An excerpt from Vijay Prashad’s The Karma of Brown Folk [link to book]:
The lives of migrants to the United States came under special scrutiny from those who fashioned themselves as guardians of its cultural inheritance. Benjamin Franklin, for instance, was struck by the entry of Germans into his “Anglo-Saxon” domain, so much so that he worried that they would “soon so outnumber us that [despite] the advantages we have, we will, in my opinion, not be able to preserve our language, and even our Government will become precarious.” Anything less than total assimilation to the core of “Anglo-Saxon” culture was tantamount to treason. Since “assimilate” means to “make similar,” there is an expectation among some U.S. residents that those who are different may be transformed into those who are similar, or, indeed, identical. There are some who cannot become even similar (let alone identical), so the attempt to assimilate is futile for them.
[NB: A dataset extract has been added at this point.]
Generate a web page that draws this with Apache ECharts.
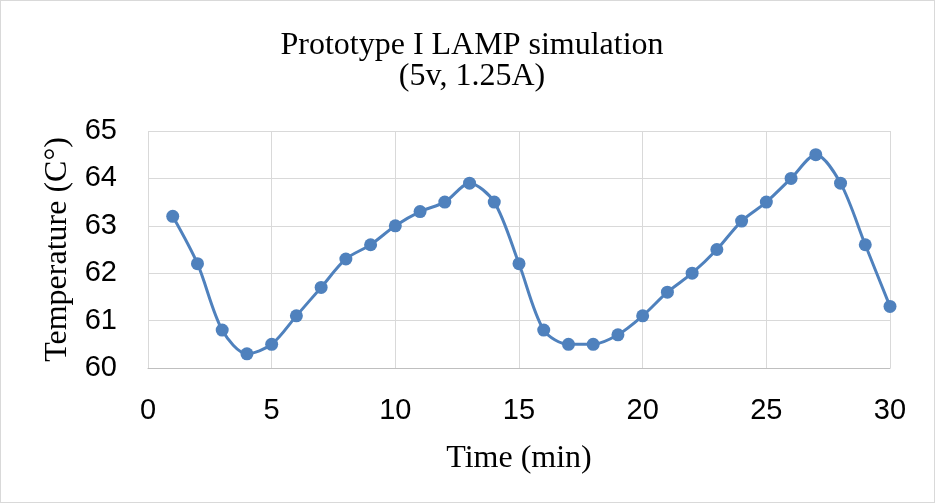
<!DOCTYPE html>
<html>
<head>
<meta charset="utf-8">
<script src="https://cdn.jsdelivr.net/npm/echarts@6/dist/echarts.min.js"></script>
<style>
html,body{margin:0;padding:0;background:#fff;}
#c{width:933px;height:501px;border:1px solid #d9d9d9;}
</style>
</head>
<body>
<div id="c"></div>
<script>
const times = [1,2,3,4,5,6,7,8,9,10,11,12,13,14,15,16,17,18,19,20,21,22,23,24,25,26,27,28,29,30];
const temps = [63.2,62.2,60.8,60.3,60.5,61.1,61.7,62.3,62.6,63.0,63.3,63.5,63.9,63.5,62.2,60.8,60.5,60.5,60.7,61.1,61.6,62.0,62.5,63.1,63.5,64.0,64.5,63.9,62.6,61.3];
const titleLines = ['Prototype I LAMP simulation','(5v, 1.25A)'];
const xName = 'Time (min)';
const yName = 'Temperature (C°)';

const chart = echarts.init(document.getElementById('c'));
chart.setOption({
  animation:false,
  title:{
    text: titleLines.join('\n'),
    left: 466, top: 24, textAlign:'center',
    textStyle:{fontFamily:'Liberation Serif', fontSize:32, fontWeight:'normal', color:'#000', lineHeight:31}
  },
  grid:{left:147, right:44, top:130, bottom:134},
  xAxis:{
    type:'value', min:0, max:30, interval:5,
    name:xName, nameLocation:'middle', nameGap:75,
    nameTextStyle:{fontFamily:'Liberation Serif', fontSize:32, color:'#000'},
    axisLine:{show:true, lineStyle:{color:'#bfbfbf', width:1}},
    axisTick:{show:false},
    axisLabel:{fontFamily:'Liberation Sans', fontSize:29, color:'#000', margin:28},
    splitLine:{show:true, lineStyle:{color:'#d9d9d9', width:1}}
  },
  yAxis:{
    type:'value', min:60, max:65, interval:1,
    name:yName, nameLocation:'middle', nameGap:72, nameRotate:90,
    nameTextStyle:{fontFamily:'Liberation Serif', fontSize:32, color:'#000'},
    axisLine:{show:false},
    axisTick:{show:false},
    axisLabel:{fontFamily:'Liberation Sans', fontSize:29, color:'#000', margin:31},
    splitLine:{show:true, lineStyle:{color:'#d9d9d9', width:1}}
  },
  series:[{
    type:'line',
    data: times.map((t,i)=>[t,temps[i]]),
    smooth:0.3,
    symbol:'circle', symbolSize:13,
    lineStyle:{color:'#4f81bd', width:3},
    itemStyle:{color:'#4f81bd'}
  }]
});
</script>
</body>
</html>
This is indeed the tenor of Thomas Jefferson’s remarks about blacks in Notes on the State of Virginia (1787) and, notably, in a letter Jefferson wrote to James Monroe in 1801:
“It is impossible not to look forward to distant times, when our rapid multiplication will expand itself and cover the whole northern, if not the southern continent, with a people speaking the same language, governed in similar forms, and by similar laws; nor can we contemplate with satisfaction either blot or mixture on that surface.”
Without “blot and mixture,” the United States was to be a homogenous realm for the free enterprise of the “Anglo-Saxon.” Of course, the United States was never homogenous, given that the early Republic already contained within it Amerindians, blacks, and Catholics—all “blots” on the surface of the white, Protestant Republic….
The problem with U.S. multiculturalism as it stands is that it pretends to be the solution to chauvinism rather than the means for a struggle against white supremacy. Whereas assimilation demands that each inhabitant of the United States be transformed into the norm, U.S. multiculturalism asks that each immigrant group preserve its own heritage (as long as it speaks English). The heritage, or “culture,” is not treated as a living set of social relations but as a timeless trait. “As an Asian or African,” an Iranian intellectual complained, “I am supposed to preserve my manners, culture, music, religion, and so forth untouched, like an unearthed relic, so that the gentlemen can find and excavate them, so they can display them in a museum and say, ‘Yes, another example of primitive life.’ ” Desi schoolchildren encounter this “encyclopedic” notion of culture, as an inert set of artifacts that can be saved and preserved, when their teachers ask them to wear “Indian clothes” to school as part of show-and-tell. Consumerism seems to be the main drive for this kind of multiculturalism, with all that is seen as “fun” adopted while all that is deemed to be “fundamentalist” is abjured. The hijab and falafel are welcome, but the “Arab-type” is to be feared. “There is difference and there is power,” June Jordan noted, “and who holds the power shall decide the meaning of difference.”